Although Murray was quick to admit he published the message without thinking through the consequences; he still believes he is entitled to express his own opinions freely.

However, rather than allowing his passion for the topic to cloud his overall judgement, he would have preferred to act in a more professional manner.

Team GB

Following the decision for Scotland to remain as part of the United Kingdom, Murray has reiterated his support for Great Britain by committing his sporting future to the united cause.

Alex Salmond, Scotland’s First Minister of Scotland during the referendum, angered Murray by attempting to use the athlete’s Wimbledon triumph as an opportunity to strengthen his own political campaign.

Murray reportedly felt uncomfortable in the aftermath of his victory as he witnessed Salmond parade a Scottish flag behind David Cameron, in an unpopular bid to boost the recognition of the Scottish National Party (SNP).


Scottish referendum

The final result illustrated that the polls leading up to the vote were not quite as close as expected.

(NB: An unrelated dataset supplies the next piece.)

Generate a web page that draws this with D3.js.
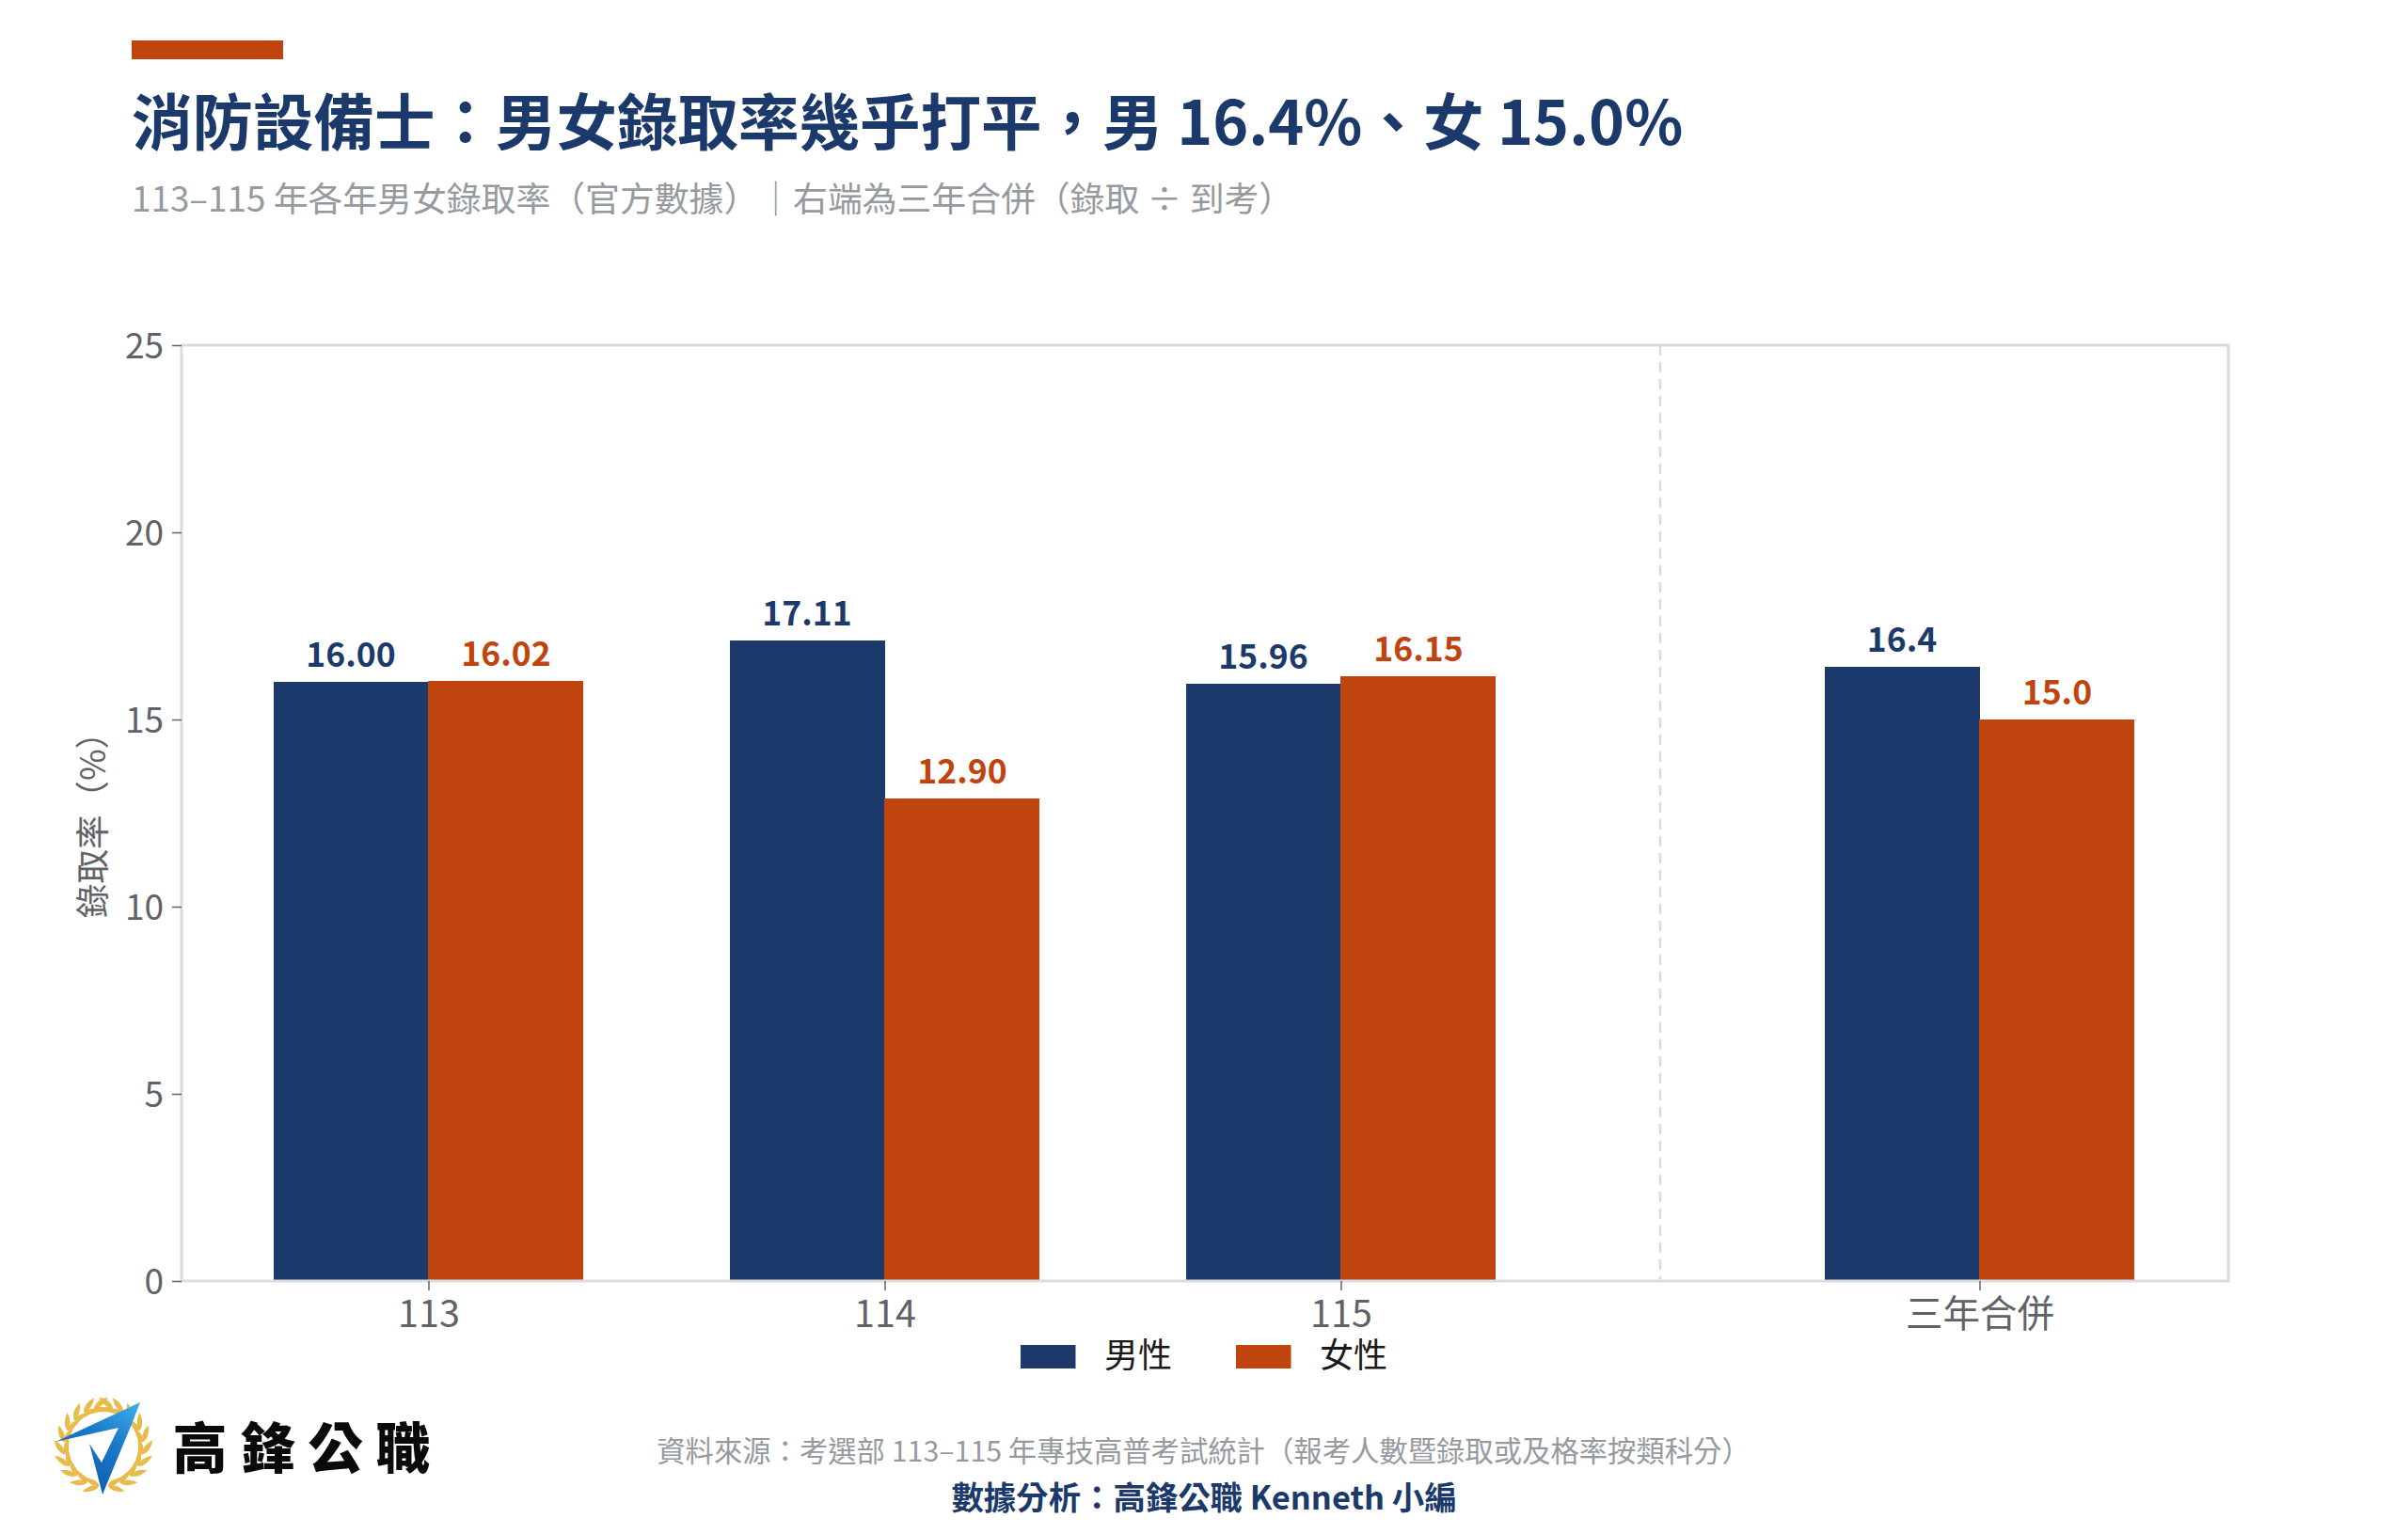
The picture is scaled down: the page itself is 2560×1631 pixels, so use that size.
<!DOCTYPE html>
<html lang="zh-Hant">
<head>
<meta charset="utf-8">
<title>消防設備士錄取率</title>
<script src="https://cdn.jsdelivr.net/npm/d3@7"></script>
<style>
  html, body { margin: 0; padding: 0; background: #fff; }
  svg { display: block; }
  text { font-family: "Noto Sans CJK TC", "Noto Sans", sans-serif; }
</style>
</head>
<body>
<svg id="chart" width="2560" height="1631"></svg>
<script>
// Pass rates (%) per exam year, plus the pooled three-year figure
const categories = ["113", "114", "115", "三年合併"];
const slots = [0, 1, 2, 3.4];
const maleRates = [16.00, 17.11, 15.96, 16.4];
const femaleRates = [16.02, 12.90, 16.15, 15.0];
const maleLabels = ["16.00", "17.11", "15.96", "16.4"];
const femaleLabels = ["16.02", "12.90", "16.15", "15.0"];
const yTicks = [0, 5, 10, 15, 20, 25];
const dividerSlot = 2.7;

const NAVY = "#1b3a6b";
const RUST = "#c0440e";
const FRAME = "#d9dcdf";
const TICK_TEXT = "#5f6368";
const MUTED = "#959a9f";

const svg = d3.select("#chart");
const plot = { left: 193, right: 2369, top: 367, bottom: 1362 };

const x = d3.scaleLinear().domain([-0.5412, 3.9454]).range([plot.left, plot.right]);
const y = d3.scaleLinear().domain([0, 25]).range([plot.bottom, plot.top]);
const barWidth = x(0.34) - x(0);

// Header
svg.append("rect").attr("x", 140).attr("y", 43).attr("width", 161).attr("height", 20).attr("fill", RUST);
svg.append("text").attr("x", 140).attr("y", 154)
  .attr("font-size", 64.5).attr("font-weight", 700).attr("fill", NAVY)
  .text("消防設備士：男女錄取率幾乎打平，男 16.4%、女 15.0%");
svg.append("text").attr("x", 140).attr("y", 225)
  .attr("font-size", 36.85).attr("fill", MUTED)
  .text("113–115 年各年男女錄取率（官方數據）｜右端為三年合併（錄取 ÷ 到考）");

// Bars
const rows = categories.map((c, i) => ({
  category: c, slot: slots[i],
  male: maleRates[i], female: femaleRates[i],
  maleLabel: maleLabels[i], femaleLabel: femaleLabels[i]
}));

const groups = svg.append("g").selectAll("g").data(rows).join("g");
groups.append("rect").attr("shape-rendering", "crispEdges")
  .attr("x", d => x(d.slot) - barWidth).attr("width", barWidth + 0.5)
  .attr("y", d => y(d.male)).attr("height", d => y(0) - y(d.male)).attr("fill", NAVY);
groups.append("rect").attr("shape-rendering", "crispEdges")
  .attr("x", d => x(d.slot)).attr("width", barWidth)
  .attr("y", d => y(d.female)).attr("height", d => y(0) - y(d.female)).attr("fill", RUST);
groups.append("text")
  .attr("x", d => x(d.slot) - barWidth / 2).attr("y", d => y(d.male) - 16)
  .attr("text-anchor", "middle").attr("font-size", 35.5).attr("font-weight", 700).attr("fill", NAVY)
  .text(d => d.maleLabel);
groups.append("text")
  .attr("x", d => x(d.slot) + barWidth / 2).attr("y", d => y(d.female) - 16)
  .attr("text-anchor", "middle").attr("font-size", 35.5).attr("font-weight", 700).attr("fill", RUST)
  .text(d => d.femaleLabel);

// Frame and year/pooled divider
svg.append("rect")
  .attr("x", plot.left).attr("y", plot.top)
  .attr("width", plot.right - plot.left).attr("height", plot.bottom - plot.top)
  .attr("fill", "none").attr("stroke", FRAME).attr("stroke-width", 3);
svg.append("line")
  .attr("x1", x(dividerSlot)).attr("x2", x(dividerSlot))
  .attr("y1", plot.top).attr("y2", plot.bottom)
  .attr("stroke", FRAME).attr("stroke-width", 2.5).attr("stroke-dasharray", "11 7");

// Axes
const yAxis = d3.axisLeft(y).tickValues(yTicks).tickSize(10).tickPadding(9);
const xAxis = d3.axisBottom(x).tickValues(slots)
  .tickFormat((d, i) => categories[i]).tickSize(10).tickPadding(11);

const yAxisG = svg.append("g").attr("transform", `translate(${plot.left},0)`).call(yAxis);
const xAxisG = svg.append("g").attr("transform", `translate(0,${plot.bottom})`).call(xAxis);
[yAxisG, xAxisG].forEach(axis => {
  axis.select(".domain").remove();
  axis.selectAll(".tick line").attr("stroke", TICK_TEXT).attr("stroke-width", 1.5);
  axis.selectAll(".tick text")
    .attr("font-family", '"Noto Sans CJK TC", sans-serif')
    .attr("fill", TICK_TEXT);
});
yAxisG.selectAll(".tick text").attr("font-size", 37).attr("y", 1.5);
xAxisG.selectAll(".tick text").attr("font-size", 39.5);

svg.append("text")
  .attr("transform", "translate(112,868) rotate(-90)")
  .attr("text-anchor", "middle").attr("font-size", 36.5).attr("fill", TICK_TEXT)
  .text("錄取率（%）");

// Legend
const legend = svg.append("g").selectAll("g")
  .data([{ name: "男性", color: NAVY, at: 1085 }, { name: "女性", color: RUST, at: 1314 }])
  .join("g").attr("transform", d => `translate(${d.at},0)`);
legend.append("rect").attr("y", 1430).attr("width", 58.5).attr("height", 25).attr("fill", d => d.color);
legend.append("text").attr("x", 89).attr("y", 1454)
  .attr("font-size", 36).attr("fill", "#1a1a1a").text(d => d.name);

// Footer
svg.append("text").attr("x", 1279.5).attr("y", 1554)
  .attr("text-anchor", "middle").attr("font-size", 30.35).attr("fill", MUTED)
  .text("資料來源：考選部 113–115 年專技高普考試統計（報考人數暨錄取或及格率按類科分）");
svg.append("text").attr("x", 1280).attr("y", 1604.5)
  .attr("text-anchor", "middle").attr("font-size", 34.4).attr("font-weight", 700).attr("fill", NAVY)
  .text("數據分析：高鋒公職 Kenneth 小編");

// Brand mark: laurel wreath with a blue check arrow
const brand = svg.append("g").attr("transform", "translate(110,1538)");
const defs = svg.append("defs");
const blue = defs.append("linearGradient").attr("id", "arrowBlue")
  .attr("x1", 0.3).attr("y1", 1).attr("x2", 0.8).attr("y2", 0);
blue.append("stop").attr("offset", 0).attr("stop-color", "#0d5cab");
blue.append("stop").attr("offset", 0.6).attr("stop-color", "#1a78c8");
blue.append("stop").attr("offset", 1).attr("stop-color", "#3aa6e6");

const leafSweep = [6, 24, 42, 60, 78, 96, 114, 132, 150, 166];
const leafPath = "M0,0 C5,-4 12,-3.5 19,0 C12,3.5 5,4 0,0 Z";
[1, -1].forEach(side => {
  const wreath = brand.append("g").attr("transform", `scale(${side},1)`);
  leafSweep.forEach(a => {
    const r = a * Math.PI / 180;
    const px = -42 * Math.sin(r), py = 42 * Math.cos(r);
    [-24, 24].forEach(splay => {
      wreath.append("path").attr("d", leafPath).attr("fill", "#e8bb4a")
        .attr("transform", `translate(${px},${py}) rotate(${a - 180 + splay})`);
    });
  });
});
brand.append("circle").attr("r", 37).attr("fill", "#fff");
brand.append("path").attr("fill", "url(#arrowBlue)")
  .attr("d", "M39,-47 L-51,-5 L16,-20 L-2,17 L-15,-3 L-1,51 L30,-24 Z");
svg.append("text").attr("x", 183.5).attr("y", 1561)
  .attr("font-size", 58).attr("font-weight", 900).attr("letter-spacing", 14).attr("fill", "#0a0a0a")
  .text("高鋒公職");
</script>
</body>
</html>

55.3% of the Scottish public (2,001,926 people) opted to remain as part of the UK, as opposed to the the remaining 44.7% (1,617,989 people).

The only certainty, following the failure for Scotland to gain independence, is that there will be changes made across the United Kingdom. Whether Westminster decides to stay true to their word is yet to be seen.

David Cameron has once again divided the public’s opinion by suggesting to Conservative MPs and supporters that Scottish MPs will no longer be allowed to vote on English laws.

This tactic is a possible ploy to gain an advantage in the upcoming general election.